---------- Exercise input
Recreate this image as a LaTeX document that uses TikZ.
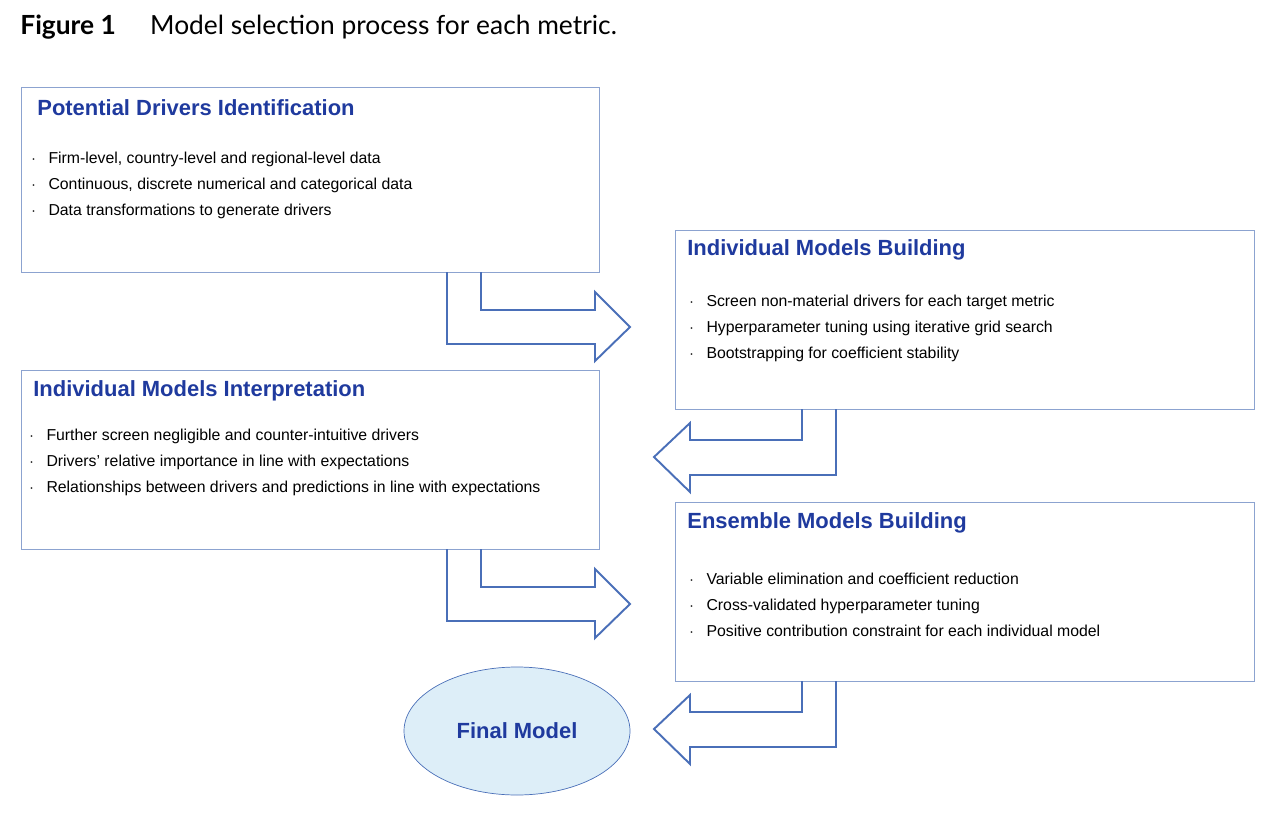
--------------------
---------- Exercise input
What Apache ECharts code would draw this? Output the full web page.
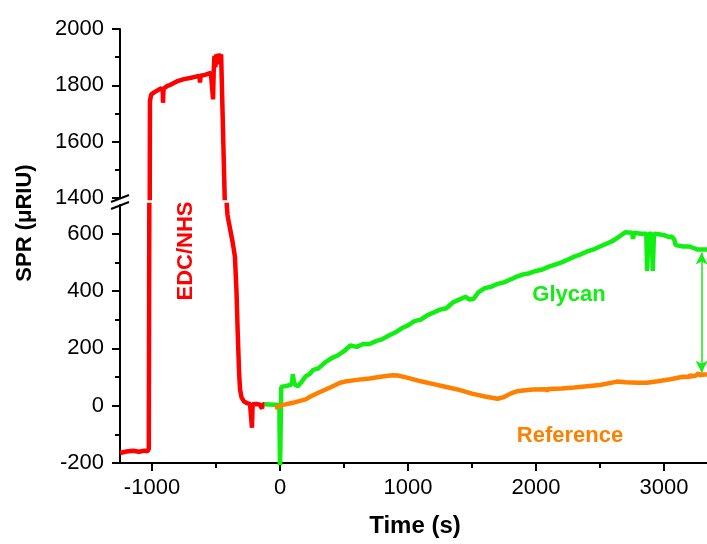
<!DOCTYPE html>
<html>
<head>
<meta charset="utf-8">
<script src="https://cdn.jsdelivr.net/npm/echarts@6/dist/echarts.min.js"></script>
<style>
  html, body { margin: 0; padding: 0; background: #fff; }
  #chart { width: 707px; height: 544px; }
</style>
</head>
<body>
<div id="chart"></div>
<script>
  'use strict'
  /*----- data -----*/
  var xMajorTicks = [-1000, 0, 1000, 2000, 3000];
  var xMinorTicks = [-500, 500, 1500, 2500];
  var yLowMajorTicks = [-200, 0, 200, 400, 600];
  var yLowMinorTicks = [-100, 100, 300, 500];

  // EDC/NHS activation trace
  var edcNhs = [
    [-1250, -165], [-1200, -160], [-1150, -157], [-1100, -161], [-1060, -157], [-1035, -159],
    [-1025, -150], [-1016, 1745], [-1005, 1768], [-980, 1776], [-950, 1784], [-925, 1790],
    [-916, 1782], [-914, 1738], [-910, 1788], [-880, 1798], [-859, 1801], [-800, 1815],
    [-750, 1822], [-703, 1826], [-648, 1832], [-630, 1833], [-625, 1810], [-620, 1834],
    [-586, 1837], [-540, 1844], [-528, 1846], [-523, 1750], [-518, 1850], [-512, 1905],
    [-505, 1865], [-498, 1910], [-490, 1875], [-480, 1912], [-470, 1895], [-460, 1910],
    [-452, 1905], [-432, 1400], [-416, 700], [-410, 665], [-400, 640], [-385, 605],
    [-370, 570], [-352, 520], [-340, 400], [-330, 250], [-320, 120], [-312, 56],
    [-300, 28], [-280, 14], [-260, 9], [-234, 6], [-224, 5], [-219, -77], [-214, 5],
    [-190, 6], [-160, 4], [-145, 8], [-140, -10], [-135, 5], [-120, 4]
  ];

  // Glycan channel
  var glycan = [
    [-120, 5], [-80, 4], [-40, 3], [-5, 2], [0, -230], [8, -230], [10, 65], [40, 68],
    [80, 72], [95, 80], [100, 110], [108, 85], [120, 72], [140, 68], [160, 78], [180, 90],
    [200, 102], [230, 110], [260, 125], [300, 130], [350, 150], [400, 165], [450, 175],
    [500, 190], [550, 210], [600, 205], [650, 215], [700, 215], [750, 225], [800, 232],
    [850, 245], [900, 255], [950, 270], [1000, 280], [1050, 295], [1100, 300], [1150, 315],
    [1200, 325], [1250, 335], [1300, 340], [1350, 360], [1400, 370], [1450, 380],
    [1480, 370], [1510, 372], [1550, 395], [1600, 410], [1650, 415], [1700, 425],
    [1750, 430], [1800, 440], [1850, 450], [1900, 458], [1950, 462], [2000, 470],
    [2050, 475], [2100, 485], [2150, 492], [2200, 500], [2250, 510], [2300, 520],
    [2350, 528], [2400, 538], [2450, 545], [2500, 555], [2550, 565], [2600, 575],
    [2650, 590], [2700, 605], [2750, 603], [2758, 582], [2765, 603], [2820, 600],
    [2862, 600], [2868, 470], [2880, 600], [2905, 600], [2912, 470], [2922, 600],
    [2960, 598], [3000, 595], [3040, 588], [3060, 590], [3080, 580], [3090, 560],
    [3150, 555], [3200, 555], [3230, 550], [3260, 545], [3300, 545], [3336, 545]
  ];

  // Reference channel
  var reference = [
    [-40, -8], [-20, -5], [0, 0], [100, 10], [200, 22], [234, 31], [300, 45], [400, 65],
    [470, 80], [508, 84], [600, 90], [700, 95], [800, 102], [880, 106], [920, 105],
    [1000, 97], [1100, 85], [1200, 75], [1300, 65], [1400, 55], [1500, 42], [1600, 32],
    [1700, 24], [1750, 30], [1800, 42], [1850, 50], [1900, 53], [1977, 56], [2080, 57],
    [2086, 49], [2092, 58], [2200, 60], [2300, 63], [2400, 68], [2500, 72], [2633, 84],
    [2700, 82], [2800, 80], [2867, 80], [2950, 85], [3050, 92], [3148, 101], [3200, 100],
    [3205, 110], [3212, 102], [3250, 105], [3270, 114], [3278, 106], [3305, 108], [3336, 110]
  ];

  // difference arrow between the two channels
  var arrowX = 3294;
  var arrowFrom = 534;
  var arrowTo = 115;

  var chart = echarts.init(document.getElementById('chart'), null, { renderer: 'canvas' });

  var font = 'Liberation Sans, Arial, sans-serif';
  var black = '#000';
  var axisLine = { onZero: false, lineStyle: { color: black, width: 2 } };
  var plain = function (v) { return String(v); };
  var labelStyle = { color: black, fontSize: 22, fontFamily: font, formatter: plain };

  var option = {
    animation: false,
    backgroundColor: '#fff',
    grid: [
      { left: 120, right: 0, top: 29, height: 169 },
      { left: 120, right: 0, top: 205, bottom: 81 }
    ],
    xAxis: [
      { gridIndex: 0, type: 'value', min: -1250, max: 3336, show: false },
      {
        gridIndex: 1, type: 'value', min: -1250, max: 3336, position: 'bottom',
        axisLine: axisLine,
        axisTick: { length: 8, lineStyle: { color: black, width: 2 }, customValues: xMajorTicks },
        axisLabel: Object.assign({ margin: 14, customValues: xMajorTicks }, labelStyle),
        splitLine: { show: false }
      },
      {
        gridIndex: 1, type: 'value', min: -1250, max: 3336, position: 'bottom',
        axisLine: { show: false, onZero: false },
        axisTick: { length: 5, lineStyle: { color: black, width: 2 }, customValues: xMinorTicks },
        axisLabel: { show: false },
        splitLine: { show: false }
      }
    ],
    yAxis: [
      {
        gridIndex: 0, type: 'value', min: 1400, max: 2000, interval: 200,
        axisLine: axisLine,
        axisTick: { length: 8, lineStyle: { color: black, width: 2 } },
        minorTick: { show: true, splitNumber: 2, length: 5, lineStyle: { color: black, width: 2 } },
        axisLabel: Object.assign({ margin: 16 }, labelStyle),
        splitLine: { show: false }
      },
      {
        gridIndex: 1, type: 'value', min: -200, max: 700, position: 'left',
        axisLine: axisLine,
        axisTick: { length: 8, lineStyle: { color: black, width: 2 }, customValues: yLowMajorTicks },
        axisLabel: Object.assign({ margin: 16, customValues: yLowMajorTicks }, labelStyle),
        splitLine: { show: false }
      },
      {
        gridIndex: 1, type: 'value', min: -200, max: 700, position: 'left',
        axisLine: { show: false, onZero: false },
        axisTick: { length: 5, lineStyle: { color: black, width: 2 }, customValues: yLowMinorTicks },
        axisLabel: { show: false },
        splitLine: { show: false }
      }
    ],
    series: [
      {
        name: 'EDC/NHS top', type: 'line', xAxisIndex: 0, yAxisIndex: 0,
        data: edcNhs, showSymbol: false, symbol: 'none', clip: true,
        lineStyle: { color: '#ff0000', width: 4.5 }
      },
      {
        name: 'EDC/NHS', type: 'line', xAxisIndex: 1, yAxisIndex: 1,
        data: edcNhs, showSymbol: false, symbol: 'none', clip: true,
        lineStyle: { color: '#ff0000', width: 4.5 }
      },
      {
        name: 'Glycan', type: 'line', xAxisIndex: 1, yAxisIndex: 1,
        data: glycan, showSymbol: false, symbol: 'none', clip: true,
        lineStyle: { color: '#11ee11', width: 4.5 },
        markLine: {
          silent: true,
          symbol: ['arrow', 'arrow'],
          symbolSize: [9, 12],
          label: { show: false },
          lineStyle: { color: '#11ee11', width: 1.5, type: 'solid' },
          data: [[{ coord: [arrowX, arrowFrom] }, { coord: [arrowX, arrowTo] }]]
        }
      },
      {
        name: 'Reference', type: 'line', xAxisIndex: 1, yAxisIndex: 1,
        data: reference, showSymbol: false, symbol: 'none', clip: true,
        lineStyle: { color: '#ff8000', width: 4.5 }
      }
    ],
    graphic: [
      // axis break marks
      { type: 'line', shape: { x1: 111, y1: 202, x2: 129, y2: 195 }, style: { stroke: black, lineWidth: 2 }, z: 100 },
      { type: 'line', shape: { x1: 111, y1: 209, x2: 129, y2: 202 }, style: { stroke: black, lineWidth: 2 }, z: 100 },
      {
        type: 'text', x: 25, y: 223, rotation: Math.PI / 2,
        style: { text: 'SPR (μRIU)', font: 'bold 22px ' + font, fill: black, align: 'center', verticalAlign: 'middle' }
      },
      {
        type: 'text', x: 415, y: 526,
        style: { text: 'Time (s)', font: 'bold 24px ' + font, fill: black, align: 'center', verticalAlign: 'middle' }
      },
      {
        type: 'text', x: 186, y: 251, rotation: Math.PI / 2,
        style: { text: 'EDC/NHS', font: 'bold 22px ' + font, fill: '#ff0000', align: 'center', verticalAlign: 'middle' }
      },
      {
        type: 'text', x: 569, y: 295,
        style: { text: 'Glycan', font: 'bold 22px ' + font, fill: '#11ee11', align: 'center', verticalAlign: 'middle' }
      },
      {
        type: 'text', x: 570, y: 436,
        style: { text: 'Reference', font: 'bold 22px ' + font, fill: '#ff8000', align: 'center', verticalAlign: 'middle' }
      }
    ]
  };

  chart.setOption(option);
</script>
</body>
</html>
--------------------
Problem to work on =
Word for word, retype the lines in the entries above that run from the one with "What Apache ECharts" through the one with "var yLowMinorTicks = [-100, 100, 300, 500];". Both ends count; pictures do not.

Written answer =
What Apache ECharts code would draw this? Output the full web page.
<!DOCTYPE html>
<html>
<head>
<meta charset="utf-8">
<script src="https://cdn.jsdelivr.net/npm/echarts@6/dist/echarts.min.js"></script>
<style>
  html, body { margin: 0; padding: 0; background: #fff; }
  #chart { width: 707px; height: 544px; }
</style>
</head>
<body>
<div id="chart"></div>
<script>
  'use strict'
  /*----- data -----*/
  var xMajorTicks = [-1000, 0, 1000, 2000, 3000];
  var xMinorTicks = [-500, 500, 1500, 2500];
  var yLowMajorTicks = [-200, 0, 200, 400, 600];
  var yLowMinorTicks = [-100, 100, 300, 500];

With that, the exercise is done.